Progress: The initiative is still in a preliminary stage, but it has developed partnerships with the CIHR and the Social Sciences and Humanities Research Council of Canada.

A unique cross-sectional survey was administered to 418 family caregivers (80% female) of a high-needs population (e.g. persons with dementia) across Canada on the needs and preferences for technology among informal caregivers, and the results have been analyzed. Items within the questionnaire gathered information relating to demographics, caregiver knowledge of and attitudes toward technology, features and function of technology, and the financial considerations of technology in caregiving.
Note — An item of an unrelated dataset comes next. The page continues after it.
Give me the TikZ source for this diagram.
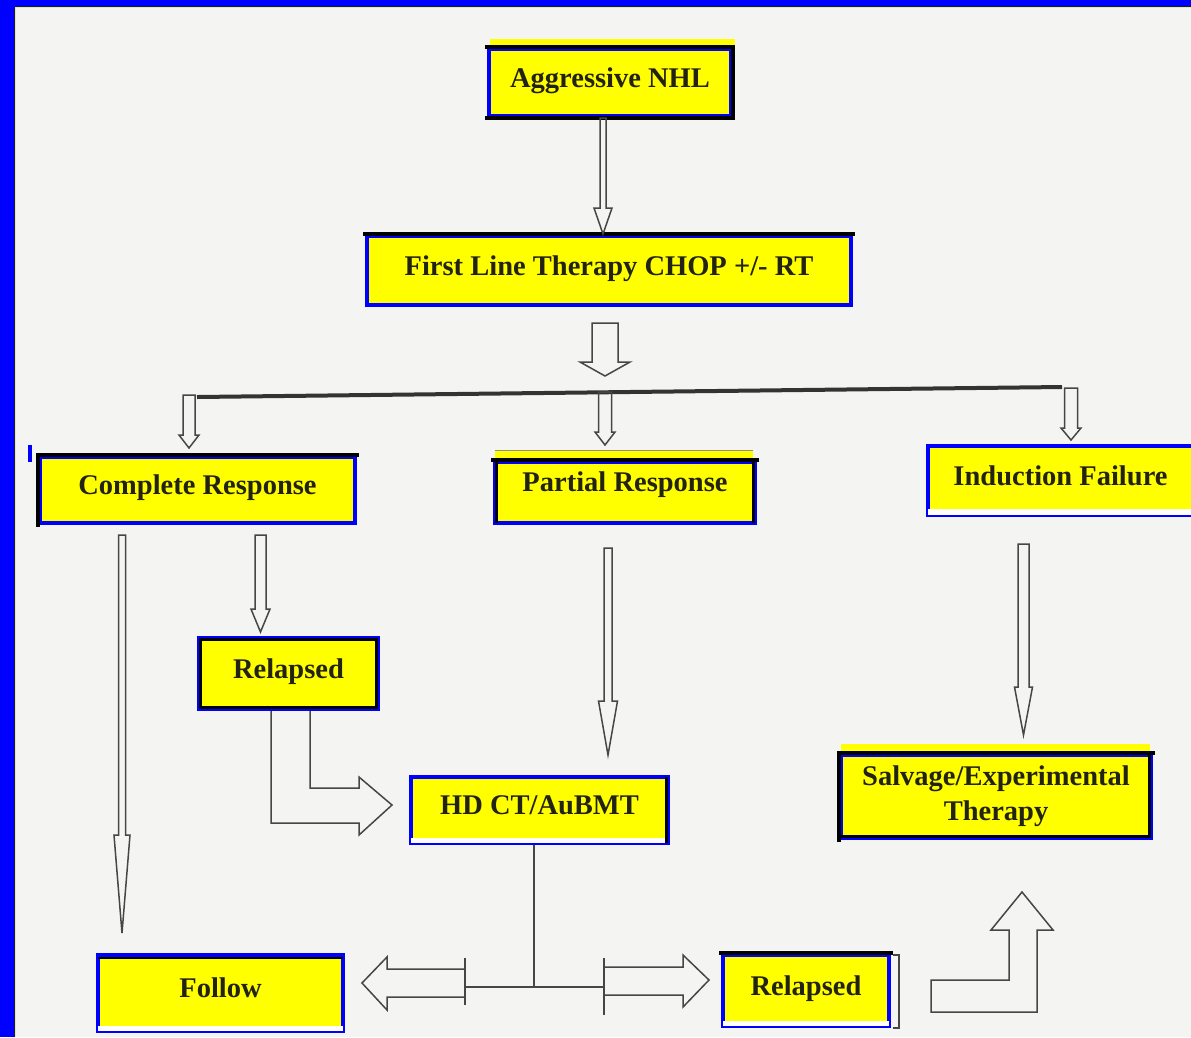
\documentclass[tikz,border=0pt]{standalone}
\usepackage{fontspec}
\setmainfont{Liberation Serif}
\usetikzlibrary{calc}
\definecolor{bg}{RGB}{244,244,242}
\definecolor{pblue}{RGB}{0,0,255}
\definecolor{pyel}{RGB}{255,255,0}
\definecolor{ink}{RGB}{35,35,20}
\definecolor{arr}{RGB}{70,70,70}
% vertical hollow arrow: #1 top point, #2 tip point (y only), #3 shaft half width, #4 head half width, #5 head length
\newcommand\vhollow[5]{\draw[hollow] let \p1=#1, \p2=#2 in
  (\x1-#3,\y1) -- (\x1-#3,\y2+#5) -- (\x1-#4,\y2+#5) -- (\x1,\y2) --
  (\x1+#4,\y2+#5) -- (\x1+#3,\y2+#5) -- (\x1+#3,\y1) -- cycle;}
\begin{document}
\begin{tikzpicture}[x=1pt,y=-1pt,
  ybox/.style={draw=pblue, fill=pyel, line width=4pt, inner sep=0pt,
    font=\fontsize{28.5}{35}\selectfont\bfseries, text=ink},
  yline/.style={ybox, text height=19pt, text depth=10pt},
  blk/.style={draw=black, line width=4pt, line cap=rect},
  blkin/.style={draw=black, line width=3pt},
  hollow/.style={draw=arr, line width=1.5pt, line join=miter},
  conn/.style={draw=arr, line width=2pt},
  barline/.style={draw=black!80, line width=4pt}]
\useasboundingbox (0,0) rectangle (1191,1037);
\fill[bg] (0,0) rectangle (1191,1037);
\fill[pblue] (0,0) rectangle (15,1037);
\fill[pblue] (0,0) rectangle (1191,7);
\draw[pyel, line width=1pt] (15.5,1037) -- (15.5,7.5) -- (1191,7.5);
\fill[pblue] (28,445) rectangle (32,462);

% ---------- boxes ----------
\fill[pyel] (490,39) rectangle (735,47);
\node[yline, minimum width=242pt, minimum height=67pt] (agg) at (610,82.5) {Aggressive NHL};
\draw[blk] (agg.north west) -- (agg.north east) -- (agg.south east) -- (agg.south west);

\node[yline, minimum width=484pt, minimum height=69pt] (first) at (609,270.5) {First Line Therapy CHOP +/- RT};
\draw[blk] (first.north west) -- (first.north east);

\node[yline, minimum width=315pt, minimum height=66pt] (cr) at (197.5,490) {Complete Response};
\draw[blk] (cr.south west) -- (cr.north west) -- (cr.north east);

\fill[pyel] (495,450) rectangle (753,460);
\draw[black!45, line width=1pt] (495,450) -- (753,450);
\node[yline, minimum width=260pt, minimum height=61pt, text depth=22pt] (pr) at (625,492.5) {Partial Response};
\draw[blk] (pr.north west) -- (pr.north east);
\draw[blkin] ([shift={(3.5pt,0pt)}]pr.north west) -- ([shift={(3.5pt,2pt)}]pr.south west);
\draw[blkin] ([shift={(-3.5pt,0pt)}]pr.north east) -- ([shift={(-3.5pt,2pt)}]pr.south east);

\node[yline, minimum width=265pt, minimum height=69pt] (ifail) at (1060.5,480.5) {Induction Failure};
\fill[white] ([shift={(2pt,2pt)}]ifail.south west) rectangle ([shift={(-2pt,8pt)}]ifail.south east);

\node[yline, minimum width=179pt, minimum height=71pt] (rel1) at (288.5,673.5) {Relapsed};
\draw[blkin] ([shift={(3.5pt,-3.5pt)}]rel1.north west) rectangle ([shift={(-3.5pt,3.5pt)}]rel1.south east);

\node[yline, minimum width=257pt, minimum height=66pt] (hd) at (539.5,810) {HD CT/AuBMT};
\draw[blkin] ([shift={(-3.5pt,-2pt)}]hd.north east) -- ([shift={(-3.5pt,2pt)}]hd.south east);
\fill[white] ([shift={(2pt,2pt)}]hd.south west) rectangle ([shift={(-5pt,7pt)}]hd.south east);

\fill[pyel] (841,744) rectangle (1150,753);
\node[ybox, minimum width=310pt, minimum height=83pt, align=center] (salv) at (996,796.5) {Salvage/Experimental\\Therapy};
\draw[blk] (salv.south west) -- (salv.north west) -- (salv.north east);
\draw[blkin] ([shift={(-3.5pt,-2pt)}]salv.north east) -- ([shift={(-3.5pt,3.5pt)}]salv.south east) -- ([shift={(2pt,3.5pt)}]salv.south west);

\node[yline, minimum width=245pt, minimum height=76pt] (follow) at (220.5,993) {Follow};
\draw[black, line width=2.5pt] ([shift={(2pt,-5pt)}]follow.north west) -- ([shift={(-2pt,-5pt)}]follow.north east);
\fill[white] ([shift={(2pt,2pt)}]follow.south west) rectangle ([shift={(-2pt,7pt)}]follow.south east);

\node[yline, minimum width=166pt, minimum height=71pt] (rel2) at (806,990.5) {Relapsed};
\draw[blk] (rel2.north west) -- (rel2.north east);
\fill[white] ([shift={(2pt,2pt)}]rel2.south west) rectangle ([shift={(-2pt,7pt)}]rel2.south east);
\draw[arr, line width=1.2pt] ([shift={(2pt,-2pt)}]rel2.north east) -- ([shift={(8pt,-2pt)}]rel2.north east) -- ([xshift=8pt]rel2.south east) -- ([xshift=2pt]rel2.south east);

% ---------- connectors ----------
\vhollow{([xshift=-7pt]agg.south)}{(first.north)}{3pt}{9pt}{26pt}
\coordinate (splitTip) at (605,376);
\vhollow{([shift={(-4pt,-16pt)}]first.south)}{(splitTip)}{13pt}{25pt}{14pt}
\coordinate (barL) at (197,397);
\coordinate (barR) at (1062,387);
\draw[barline] (barL) -- (barR);
\vhollow{(189,395)}{([yshift=7pt]cr.north)}{6pt}{10pt}{13pt}
\vhollow{(605,392)}{([yshift=15pt]pr.north)}{6.5pt}{10pt}{13pt}
\vhollow{(1071,388)}{([yshift=4pt]ifail.north)}{6.5pt}{10pt}{12pt}

\vhollow{([shift={(-75.5pt,-10pt)}]cr.south)}{([yshift=20pt]follow.north)}{3.5pt}{8pt}{98pt}
\vhollow{([shift={(63pt,-10pt)}]cr.south)}{([yshift=4pt]rel1.north)}{5.5pt}{9.5pt}{23pt}
\vhollow{([shift={(-17pt,-23pt)}]pr.south)}{([yshift=20pt]hd.north)}{4pt}{9.5pt}{54pt}
\vhollow{([shift={(-37pt,-27pt)}]ifail.south)}{([yshift=18pt]salv.north)}{5.5pt}{9pt}{48pt}

% Relapsed -> HD CT (bent block arrow)
\draw[hollow] ([xshift=-17.5pt]rel1.south) -- (271,823) -- (359,823) -- (359,835) -- (392,805) -- (359,777) -- (359,788) -- (310,788) -- ([xshift=21.5pt]rel1.south);

% HD CT split to Follow / Relapsed
\coordinate (jn) at (534,987);
\draw[conn] ([xshift=-5.5pt]hd.south) -- (jn);
\draw[conn] (465,987) -- (604,987);
\draw[hollow] (465,969) -- (387,969) -- (387,957) -- (362,983) -- (387,1010) -- (387,997) -- (465,997);
\draw[arr, line width=1.5pt] (465,958) -- (465,1005);
\draw[hollow] (604,967) -- (683,967) -- (683,955) -- (709,980) -- (683,1007) -- (683,995) -- (604,995);
\draw[arr, line width=1.5pt] (604,958) -- (604,1015);

% Relapsed -> Salvage (bent block arrow)
\draw[hollow] (931,980) -- (1009,980) -- (1009,930) -- (991,930) -- (1022,892) -- (1053,930) -- (1037,930) -- (1037,1012) -- (931,1012) -- cycle;
\end{tikzpicture}
\end{document}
Impact: Ultimately, the findings can be used by management to develop sex-, gender- and diversity-sensitive policies. The results of the initiative will be disseminated to stakeholders in the field. Management will follow up on the adoption of SGBA as part of the development of its policies and programs

Observations: Preliminary findings have found significant differences in technology preferences between male and female caregivers. After controlling for caregiver age, employment status, family finances and the age of the care recipient, female caregivers were found to be more likely to have some knowledge about technology to support persons with dementia compared to their male counterparts; however, male caregivers were more likely to be willing to pay for these technologies compared to female caregivers. Female caregivers in the survey tended to be significantly younger than male caregivers, but no other significant demographic differences were found.

Next steps: The project will enter a more active phase over 2018-2019 and 2019-2020, and more results will be shared in the coming year.